Thinking about this issue, it occurred to me that the obvious implementation of table constructors if one didn't have the option of rearranging assignment order was to store the "n" value in the table header itself so that the VM opcode for adding array elements could know where to append from. This would likely be as fast as the current implementation, and would speed up getn and setn a bit; it would also have the side effect of setting n for all table constructors, which might or might not be a bad thing. There would be a small overhead for storing the extra field in the table header (and, irritatingly for me, an enormous overhead with the FreeBSD allocator, which would reserve 64 bytes instead of 32 bytes for the header; however, the dlmalloc, gnumalloc, and Windows allocators would only incur a four-byte penalty.)

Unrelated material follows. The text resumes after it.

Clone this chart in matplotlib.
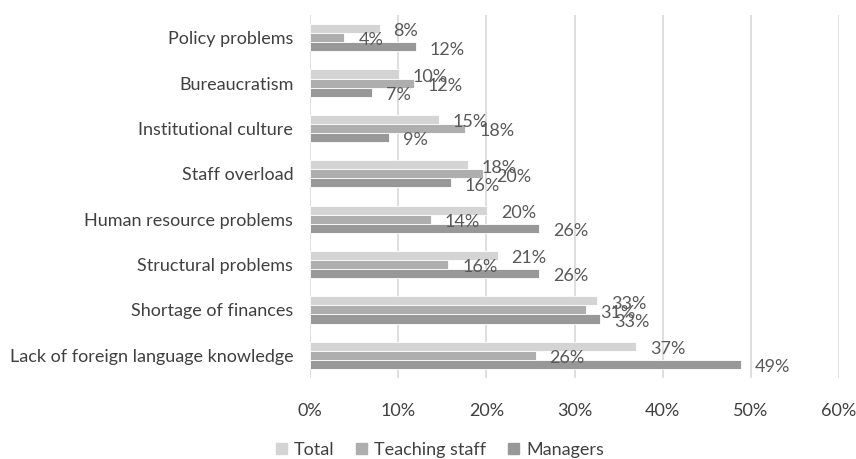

Allocating a tuple of this form is presumably slower than the stack hack being proposed for the implementation of ... in 5.1. However, it is significantly faster than creating a table, and it is a more powerful construct than "..."; aside from the syntax, pretty well all the mechanisms are in place (although the current mechanism limits the size of a functional tuple to a fairly small number.)

The speed of allocating tuples on the heap rather than on the stack will be related to the speed of the allocator used; I can't believe that it would be a killer with a reasonable allocator (and you need a reasonable allocator if you want Lua to run fast because it does a lot of little alloc's -- upvalues spring to mind.)

Dumping the entire functional tuple (or the entire tail of the functional tuple) looks a lot worse than it really is. In practice, one might expect most tuples to be reasonably small. In addition, Lua knows how many results it is expecting, even though it does not pass this on to called functions. Currently, the return values are on the stack at return time, and the VM copies the desired number to the correct place (there is always a copy because the original function slot is being overwritten, at a minimum.) Since a functional tuple would simply be a vector of Lua objects, this could be optimised by allowing the functional tuple to return a pointer to its own vector instead of a pointer to the stack; the VM would then copy only the desired number of results from the vector. This optimisation does not look particularly difficult to implement, and has the advantage of simplifying the interface somewhat.

I think it might even be possible to lazily heapify tuples, but I don't know if it would be worth it. Roughly speaking, the idea would be to have a separate tuple stack where tuples were allocated. If a tuple was ever either saved to a non-stack location, or a location on the stack in a call-frame below its allocation frame (or possibly a repeat-block frame below its allocation frame), the tuple would be heapified. Since functional tuples as outlined above are immutable, it would not be necessary to repoint existing stack references to the tuple. The tuple stack would be simply truncated to its remembered location on exit from a call-frame (or possibly repeat frame).

This same mechanism could be useful for other functional-type objects, such as composed and curried functions.